REQUIRED TASK >> Retype the run of lines that opens with the line containing "Write a Python" and closes with the line containing "from matplotlib.ticker import FuncFormatter", exactly and inclusively, but skip the pictures.

INFORMATION SUPPLIED >>
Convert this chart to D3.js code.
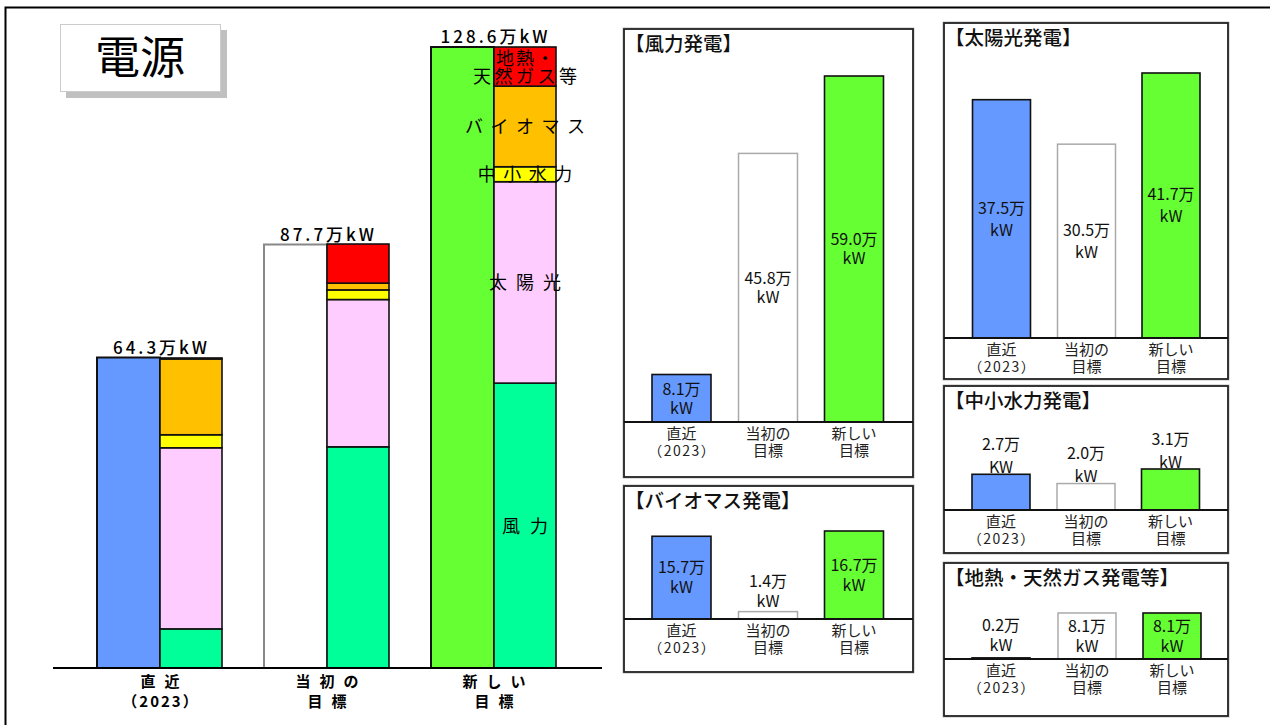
<!DOCTYPE html>
<html><head><meta charset="utf-8">
<script src="https://cdn.jsdelivr.net/npm/d3@7"></script>
<style>
body{margin:0;background:#fff}
svg{display:block}
text{font-family:"Noto Sans CJK JP","Noto Sans",sans-serif;fill:#000}
</style>
</head><body>
<svg id="c" width="1270" height="725"></svg>
<script>
// ---------- data ----------
const categories = ["直近", "当初の目標", "新しい目標"];
const categoryLines = [["直近", "（2023）"], ["当初の", "目標"], ["新しい", "目標"]];
const sources = ["風力", "太陽光", "中小水力", "バイオマス", "地熱・天然ガス等"];
const wind    = [8.1, 45.8, 59.0];
const solar   = [37.5, 30.5, 41.7];
const hydro   = [2.7, 2.0, 3.1];
const biomass = [15.7, 1.4, 16.7];
const geo     = [0.2, 8.1, 8.1];
const totals  = [64.3, 87.7, 128.6];
const hydroUnits = ["KW", "kW", "kW"];

// ---------- styles ----------
const totalColors  = ["#6699FF", "#FFFFFF", "#66FF33"];
const totalStroke  = ["#111", "#888", "#111"];
const sourceColors = ["#00FF99", "#FFCCFF", "#FFFF00", "#FFC000", "#FF0000"];

const svg = d3.select("#c");

// outer frame
svg.append("path").attr("d", "M5.5,730V7.5H1280").attr("fill", "none")
  .attr("stroke", "#000").attr("stroke-width", 2);

// title box
svg.append("rect").attr("x", 66).attr("y", 30).attr("width", 161).attr("height", 68).attr("fill", "#c0c0c0");
svg.append("rect").attr("x", 60.5).attr("y", 24.5).attr("width", 160).attr("height", 67)
  .attr("fill", "#fff").attr("stroke", "#ccc").attr("stroke-width", 1);
svg.append("text").attr("x", 140).attr("y", 58).attr("dy", "0.36em").attr("text-anchor", "middle")
  .style("font-size", "45px").text("電源");

// ---------- main stacked chart ----------
const x = d3.scalePoint().domain(categories).range([160, 494]);
const y = d3.scaleLinear().domain([0, 128.6]).range([668, 47]);
const barW = 62;

const seriesArr = [wind, solar, hydro, biomass, geo];
const table = categories.map((c, i) => {
  const o = {cat: c};
  sources.forEach((s, j) => o[s] = seriesArr[j][i]);
  return o;
});
const stacked = d3.stack().keys(sources)(table);

const main = svg.append("g");

// total bars
main.selectAll("rect.total").data(categories).join("rect").attr("class", "total")
  .attr("x", c => x(c) - barW - 1).attr("width", barW + 1)
  .attr("y", (c, i) => y(totals[i])).attr("height", (c, i) => y(0) - y(totals[i]))
  .attr("fill", (c, i) => totalColors[i]).attr("stroke", (c, i) => totalStroke[i]).attr("stroke-width", 2);

// stacked segments
stacked.forEach((layer, j) => {
  main.selectAll(null).data(layer).join("rect")
    .attr("x", d => x(d.data.cat)).attr("width", barW)
    .attr("y", d => y(d[1])).attr("height", d => Math.max(0, y(d[0]) - y(d[1])))
    .attr("fill", sourceColors[j]).attr("stroke", "#111").attr("stroke-width", 1.6);
});

// baseline
main.append("line").attr("x1", 53).attr("x2", 602).attr("y1", y(0)).attr("y2", y(0))
  .attr("stroke", "#000").attr("stroke-width", 2);

// totals labels
main.selectAll("text.tot").data(categories).join("text").attr("class", "tot")
  .attr("x", c => x(c) + 1.5).attr("y", (c, i) => y(totals[i]) - 4)
  .attr("text-anchor", "middle").style("font-size", "17px").style("letter-spacing", "3px")
  .style("font-weight", "500")
  .text((c, i) => totals[i].toFixed(1) + "万kW");

// category labels
categories.forEach((c, i) => {
  categoryLines[i].forEach((t, k) => {
    const isYear = (i === 0 && k === 1);
    const ls = isYear ? 2 : 9;
    main.append("text").attr("x", x(c) + ls / 2).attr("y", 682 + k * 19.5).attr("dy", "0.36em")
      .attr("text-anchor", "middle").style("font-size", "15px")
      .style("letter-spacing", ls + "px")
      .style("font-weight", "bold").text(t);
  });
});

// segment labels on the new target stack
const segLabels = [["風力"], ["太陽光"], ["中小水力"], ["バイオマス"], ["地熱・", "天然ガス等"]];
const segSpacing = [[10], [9], [7.5], [7.5], [2, 3.5]];
const lastCat = categories[2];
stacked.forEach((layer, j) => {
  const d = layer[2];
  const mid = (y(d[0]) + y(d[1])) / 2;
  const lines = segLabels[j];
  lines.forEach((t, k) => {
    const ls = segSpacing[j][k];
    main.append("text")
      .attr("x", x(lastCat) + barW / 2 + ls / 2)
      .attr("y", mid + 0.5 + (k - (lines.length - 1) / 2) * 18).attr("dy", "0.36em")
      .attr("text-anchor", "middle").style("font-size", "18px").style("letter-spacing", ls + "px")
      .text(t);
  });
});

// ---------- sub panels ----------
const panels = [
  {title: "【風力発電】", values: wind, x0: 624, y0: 29, x1: 913, y1: 477, base: 422, top: 76,
   centers: [681.5, 768, 854], bw: 59, gap: 19, place: ["in", "in", "in"], aboveGap: 10, units: ["kW","kW","kW"]},
  {title: "【バイオマス発電】", values: biomass, x0: 624, y0: 486, x1: 913, y1: 672, base: 619, top: 531,
   centers: [681.5, 768, 854], bw: 59, gap: 20, place: ["in", "above", "in"], aboveGap: 10, units: ["kW","kW","kW"]},
  {title: "【太陽光発電】", values: solar, x0: 944, y0: 23, x1: 1228, y1: 379, base: 338, top: 73,
   centers: [1001.5, 1086.5, 1171], bw: 58, gap: 22, place: ["in", "in", "in"], aboveGap: 10, units: ["kW","kW","kW"]},
  {title: "【中小水力発電】", values: hydro, x0: 944, y0: 386, x1: 1228, y1: 553, base: 510, top: 469,
   centers: [1001, 1086, 1170.5], bw: 58, gap: 23, place: ["above", "above", "above"], aboveGap: 7, units: hydroUnits},
  {title: "【地熱・天然ガス発電等】", values: geo, x0: 944, y0: 563, x1: 1228, y1: 716, base: 659, top: 613,
   centers: [1001, 1087, 1172], bw: 58, gap: 20, place: ["above", "in", "in"], aboveGap: 13, units: ["kW","kW","kW"]}
];

panels.forEach(p => {
  const g = svg.append("g");
  g.append("rect").attr("x", p.x0 - 1).attr("y", p.y0 - 1).attr("width", p.x1 - p.x0 + 2).attr("height", p.y1 - p.y0 + 2)
    .attr("fill", "none").attr("stroke", "#bbb").attr("stroke-width", 1);
  g.append("rect").attr("x", p.x0).attr("y", p.y0).attr("width", p.x1 - p.x0).attr("height", p.y1 - p.y0)
    .attr("fill", "#fff").attr("stroke", "#222").attr("stroke-width", 1.8);
  g.append("text").attr("x", p.x0 + 1).attr("y", p.y0 + 15).attr("dy", "0.36em")
    .style("font-size", "19.5px").style("font-weight", "500").style("fill", "#111").text(p.title);

  const maxV = d3.max(p.values);
  const py = d3.scaleLinear().domain([0, maxV]).range([p.base, p.top]);
  const px = d3.scaleOrdinal().domain(categories).range(p.centers);

  g.selectAll("rect.bar").data(categories).join("rect").attr("class", "bar")
    .attr("x", c => px(c) - p.bw / 2).attr("width", p.bw)
    .attr("y", (c, i) => py(p.values[i])).attr("height", (c, i) => py(0) - py(p.values[i]))
    .attr("fill", (c, i) => totalColors[i]).attr("stroke", (c, i) => i === 1 ? "#aaa" : "#111")
    .attr("stroke-width", (c, i) => i === 1 ? 1.5 : 1.6);

  g.append("line").attr("x1", p.x0).attr("x2", p.x1).attr("y1", p.base).attr("y2", p.base)
    .attr("stroke", "#111").attr("stroke-width", 1.8);

  categories.forEach((c, i) => {
    const v = p.values[i];
    const lines = [v.toFixed(1) + "万", p.units[i]];
    let c1;
    if (p.place[i] === "in") {
      const mid = (py(v) + py(0)) / 2;
      c1 = mid - p.gap / 2;
    } else {
      c1 = py(v) - p.aboveGap - p.gap;
    }
    lines.forEach((t, k) => {
      g.append("text").attr("x", px(c)).attr("y", c1 + k * p.gap).attr("dy", "0.36em")
        .attr("text-anchor", "middle").style("font-size", "16px").style("fill", "#111").text(t);
    });
    categoryLines[i].forEach((t, k) => {
      const isYear = (i === 0 && k === 1);
      g.append("text").attr("x", px(c) + (isYear ? 0.75 : 0)).attr("y", p.base + 11.5 + k * 17.5).attr("dy", "0.36em")
        .attr("text-anchor", "middle").style("font-size", isYear ? "14px" : "15px")
        .style("letter-spacing", isYear ? "1.5px" : "0px")
        .style("fill", "#222").text(t);
    });
  });
});
</script>
</body></html>
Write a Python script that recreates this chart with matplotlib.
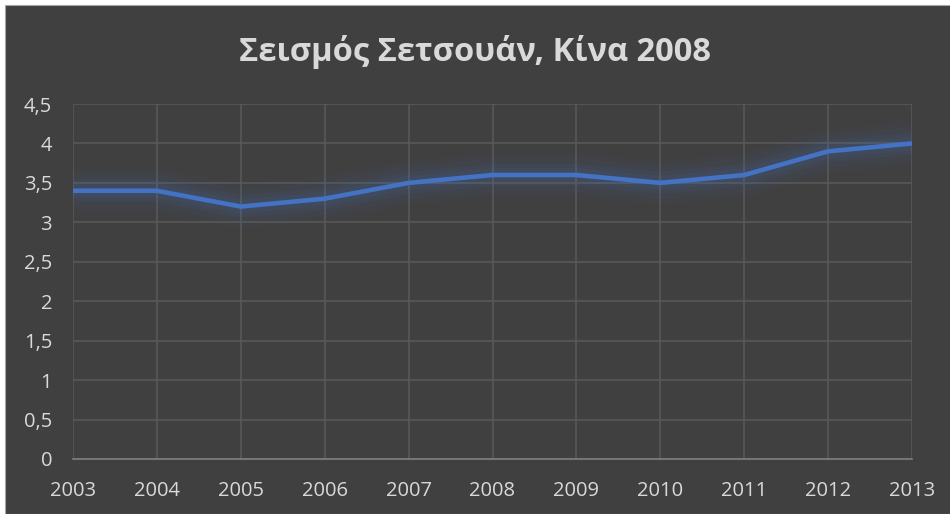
import matplotlib
matplotlib.use("Agg")
import matplotlib.pyplot as plt
from matplotlib.patches import Rectangle
from matplotlib.ticker import FuncFormatter

# Δεδομένα
years = [2003, 2004, 2005, 2006, 2007, 2008, 2009, 2010, 2011, 2012, 2013]
values = [3.4, 3.4, 3.2, 3.3, 3.5, 3.6, 3.6, 3.5, 3.6, 3.9, 4.0]
title = "Σεισμός Σετσουάν, Κίνα 2008"

BG = "#404040"
GRID = "#595959"
TEXT = "#d9d9d9"
LINE = "#4472c4"

plt.rcParams["font.family"] = ["Open Sans", "DejaVu Sans"]

fig = plt.figure(figsize=(9.5, 5.14), dpi=100)
fig.patch.set_facecolor("white")
# σκούρο φόντο με λεπτό περίγραμμα (λευκό περιθώριο πάνω/αριστερά)
fig.add_artist(Rectangle((5 / 950, 0), 1, 1 - 5 / 514, transform=fig.transFigure,
                         facecolor=BG, edgecolor="#a6a6a6", linewidth=0.8, zorder=0))

ax = fig.add_axes([73 / 950, 1 - 459 / 514, (912 - 73) / 950, (459 - 104) / 514])
ax.set_facecolor(BG)
ax.patch.set_alpha(0)

# glow
for lw, a in [(32, 0.035), (24, 0.05), (16, 0.07), (10, 0.1)]:
    ax.plot(years, values, color=LINE, linewidth=lw, alpha=a,
            solid_capstyle="butt", solid_joinstyle="round", zorder=2)
ax.plot(years, values, color=LINE, linewidth=3.3, solid_capstyle="butt",
        solid_joinstyle="round", zorder=3)

ax.set_xlim(years[0], years[-1])
ax.set_ylim(0, 4.5)
ax.set_xticks(years)
ax.set_yticks([i * 0.5 for i in range(10)])
ax.yaxis.set_major_formatter(FuncFormatter(lambda v, _: f"{v:g}".replace(".", ",")))

ax.grid(True, color=GRID, linewidth=1.1, zorder=1)
for s in ["top", "right", "left"]:
    ax.spines[s].set_visible(False)
ax.spines["bottom"].set_color("#7f7f7f")
ax.spines["bottom"].set_linewidth(1.2)
ax.tick_params(length=0, colors=TEXT, labelsize=14.5)
ax.tick_params(axis="x", pad=16)
ax.tick_params(axis="y", pad=15)

fig.text(0.5, 1 - 52 / 514, title, ha="center", va="center",
         fontsize=23.5, fontweight="bold", color=TEXT)

fig.savefig("out.png", dpi=100, facecolor=fig.get_facecolor())
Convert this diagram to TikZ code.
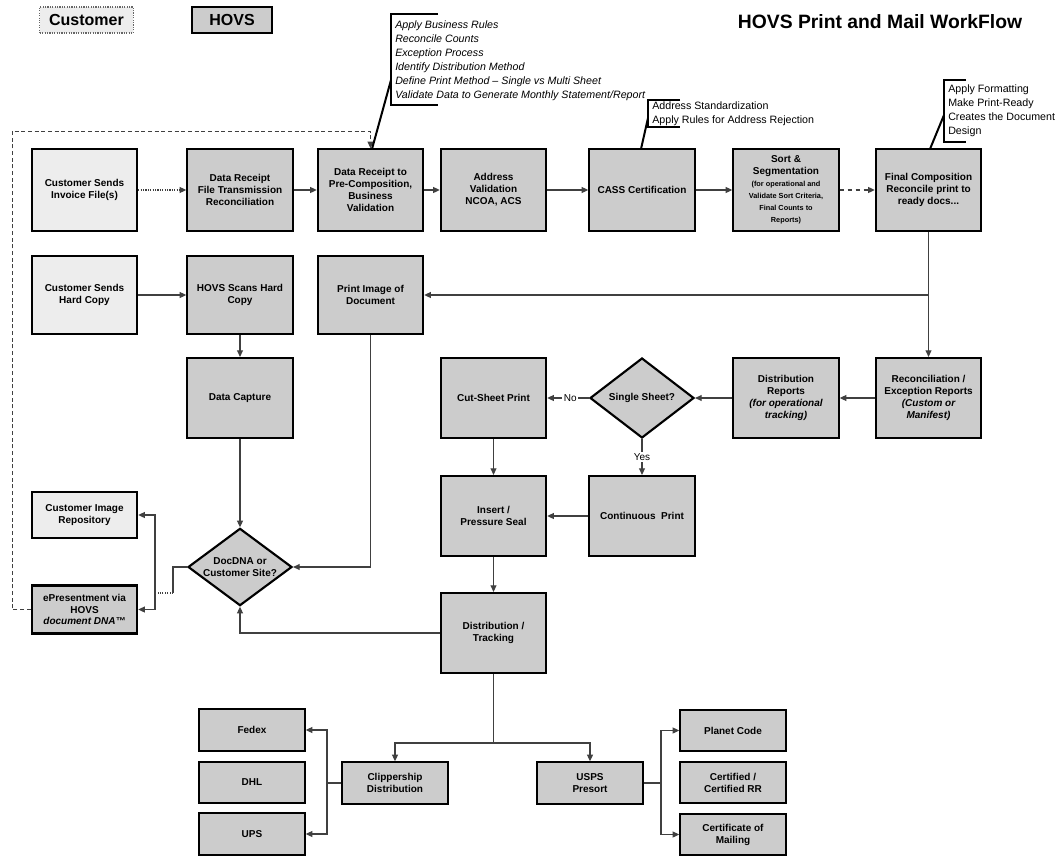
\documentclass[tikz,border=0pt]{standalone}
\usepackage{fontspec}
\setmainfont{Liberation Sans}
\usetikzlibrary{arrows.meta,shapes.geometric}
\definecolor{hovfill}{gray}{0.80}
\definecolor{custfill}{gray}{0.93}
\definecolor{lnc}{gray}{0.25}
\begin{document}
\begin{tikzpicture}[x=0.75pt,y=-0.75pt,
  box/.style={draw, line width=1.6pt, fill=hovfill, align=center,
    font=\bfseries\fontsize{7.5}{9}\selectfont, inner sep=1pt,
    minimum width=79pt, minimum height=61pt},
  cbox/.style={box, fill=custfill},
  rowtwo/.style={minimum height=59pt},
  midbox/.style={minimum height=60pt},
  smallbox/.style={minimum height=31pt},
  dia/.style={diamond, aspect=1.35, draw, line width=1.6pt, fill=hovfill, align=center,
    font=\bfseries\fontsize{7.5}{9}\selectfont, inner sep=0pt},
  ln/.style={draw=lnc, line width=0.8pt},
  arr/.style={ln, -{Triangle[length=5pt,width=4.5pt]}},
  lbl/.style={fill=white, inner sep=1pt, font=\fontsize{7.5}{9}\selectfont},
  bracket/.style={draw=black, line width=1.3pt},
  callout/.style={draw=black, line width=1.5pt},
  anntext/.style={anchor=north west, align=left, inner sep=0pt, font=\fontsize{8}{10.4}\selectfont}
]
\useasboundingbox[fill=white] (0,0) rectangle (1062,856);

% legend and title
\node[draw=black!60, densely dotted, line width=0.8pt, fill=custfill, minimum width=70pt, minimum height=19.5pt,
  font=\bfseries\fontsize{12}{14}\selectfont] (legc) at (86.5,20) {Customer};
\node[draw=black, line width=1pt, fill=hovfill, minimum width=60pt, minimum height=19.5pt,
  font=\bfseries\fontsize{12}{14}\selectfont] (legh) at (232,20) {HOVS};
\node[font=\bfseries\fontsize{14.5}{16}\selectfont] (title) at (880,22) {HOVS Print and Mail WorkFlow};

% row 1
\node[cbox] (b1) at (84.5,190) {Customer Sends\\Invoice File(s)};
\node[box] (b2) at (240,190) {Data Receipt\\File Transmission\\Reconciliation};
\node[box] (b3) at (370.5,190) {Data Receipt to\\Pre-Composition,\\Business\\Validation};
\node[box] (b4) at (493.5,190) {Address\\Validation\\NCOA, ACS};
\node[box] (b5) at (642,190) {CASS Certification};
\node[box] (b6) at (786,190) {Sort \&\\Segmentation\\{\fontsize{5.5}{6.5}\selectfont (for operational and}\\{\fontsize{5.5}{6.5}\selectfont Validate Sort Criteria,}\\{\fontsize{5.5}{6.5}\selectfont Final Counts to}\\{\fontsize{5.5}{6.5}\selectfont Reports)}};
\node[box] (b7) at (928.5,190) {Final Composition\\Reconcile print to\\ready docs...};

% row 2
\node[cbox, rowtwo] (chc) at (84.5,295) {Customer Sends\\Hard Copy};
\node[box, rowtwo] (hsc) at (240,295) {HOVS Scans Hard\\Copy};
\node[box, rowtwo] (pi) at (370.5,295) {Print Image of\\Document};

% middle
\node[box, midbox] (dc) at (240,398) {Data Capture};
\node[box, midbox] (cut) at (493.5,398) {Cut-Sheet Print};
\node[dia, minimum width=78pt, minimum height=60pt] (single) at (642,398) {Single Sheet?};
\node[box, midbox] (distrep) at (786,398) {Distribution\\Reports\\{\itshape (for operational}\\{\itshape tracking)}};
\node[box, midbox] (recon) at (928.5,398) {Reconciliation /\\Exception Reports\\{\itshape (Custom or}\\{\itshape Manifest)}};
\node[box, midbox] (insert) at (493.5,516) {Insert /\\Pressure Seal};
\node[box, midbox] (cont) at (642,516) {Continuous\ \ Print};
\node[box, midbox] (dt) at (493.5,633) {Distribution /\\Tracking};
\node[dia, minimum width=78pt, minimum height=58pt] (dna) at (240,567) {DocDNA or\\Customer Site?};
\node[cbox, minimum height=35pt] (cir) at (84.5,515) {Customer Image\\Repository};
\node[box, minimum height=36pt, font=\bfseries\fontsize{7.5}{8.6}\selectfont] (epr) at (84.5,609.5) {ePresentment via\\HOVS\\{\itshape document DNA™}};

% bottom
\node[box, smallbox] (fedex) at (252,730) {Fedex};
\node[box, smallbox] (dhl) at (252,782.5) {DHL};
\node[box, smallbox] (ups) at (252,834) {UPS};
\node[box, smallbox] (clip) at (395,783) {Clippership\\Distribution};
\node[box, smallbox] (usps) at (590,783) {USPS\\Presort};
\node[box, smallbox] (planet) at (733,730.5) {Planet Code};
\node[box, smallbox] (certrr) at (733,782.5) {Certified /\\Certified RR};
\node[box, smallbox] (certmail) at (733,834.5) {Certificate of\\Mailing};

% row 1 flow
\draw[arr, densely dotted] (b1.east) -- (b2.west);
\draw[arr] (b2.east) -- (b3.west);
\draw[arr] (b3.east) -- (b4.west);
\draw[arr] (b4.east) -- (b5.west);
\draw[arr] (b5.east) -- (b6.west);
\draw[arr, dashed] (b6.east) -- (b7.west);
\draw[arr] (b7.south) -- (recon.north);
\coordinate (j1) at (b7.south |- pi.east);
\draw[arr] (j1) -- (pi.east);

% row 2 flow
\draw[arr] (chc.east) -- (hsc.west);
\draw[arr] (hsc.south) -- (dc.north);
\draw[arr] (dc.south) -- (dna.north);
\draw[arr] (pi.south) |- (dna.east);

% middle flow
\draw[arr] (recon.west) -- (distrep.east);
\draw[arr] (distrep.west) -- (single.east);
\draw[arr] (single.west) -- node[lbl, pos=0.45]{No} (cut.east);
\draw[arr] (single.south) -- node[lbl, pos=0.5]{Yes} (cont.north);
\draw[arr] (cut.south) -- (insert.north);
\draw[arr] (cont.west) -- (insert.east);
\draw[arr] (insert.south) -- (dt.north);
\draw[arr] (dt.west) -| (dna.south);

% DocDNA outputs
\coordinate (k1) at (173,567);
\coordinate (k2) at (173,593);
\coordinate (k3) at (155,593);
\draw[ln] (dna.west) -- (k1) -- (k2);
\draw[ln, densely dotted] (k2) -- (k3);
\draw[arr] (k3) |- (cir.east);
\draw[arr] (k3) |- (epr.east);

% feedback loop
\coordinate (f1) at (12,609.5);
\coordinate (f2) at (12,131);
\draw[arr, densely dashed, line width=0.7pt] (epr.west) -- (f1) -- (f2) -- (b3.north |- f2) -- (b3.north);

% distribution
\coordinate (h) at (493.5,743);
\draw[arr] (dt.south) -- (h) -| (clip.north);
\draw[arr] (h) -| (usps.north);
\coordinate (c1) at (327,783);
\draw[ln] (clip.west) -- (c1);
\draw[arr] (c1) |- (fedex.east);
\draw[arr] (c1) |- (ups.east);
\coordinate (u1) at (661,783);
\draw[ln] (usps.east) -- (u1);
\draw[arr] (u1) |- (planet.west);
\draw[arr] (u1) |- (certmail.west);

% annotations
\draw[bracket] (438,14) -- (391,14) -- (391,105) -- (438,105);
\node[anntext, font=\itshape\fontsize{8}{10.4}\selectfont] (ann1) at (395,21) {Apply Business Rules\\Reconcile Counts\\Exception Process\\Identify Distribution Method\\Define Print Method -- Single vs Multi Sheet\\Validate Data to Generate Monthly Statement/Report};
\coordinate (a1) at (391,80);
\draw[callout] (a1) -- (372,149);

\draw[bracket] (680,100) -- (648,100) -- (648,127) -- (680,127);
\node[anntext] (ann2) at (652,102) {Address Standardization\\Apply Rules for Address Rejection};
\coordinate (a2) at (648,118);
\draw[callout] (a2) -- (641,149);

\draw[bracket] (966,80) -- (944,80) -- (944,142) -- (966,142);
\node[anntext] (ann3) at (948,85) {Apply Formatting\\Make Print-Ready\\Creates the Document\\Design};
\coordinate (a3) at (944,115);
\draw[callout] (a3) -- (930,149);
\end{tikzpicture}
\end{document}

TASK RESULT >>
Write a Python script that recreates this chart with matplotlib.
import matplotlib
matplotlib.use("Agg")
import matplotlib.pyplot as plt
from matplotlib.patches import Rectangle
from matplotlib.ticker import FuncFormatter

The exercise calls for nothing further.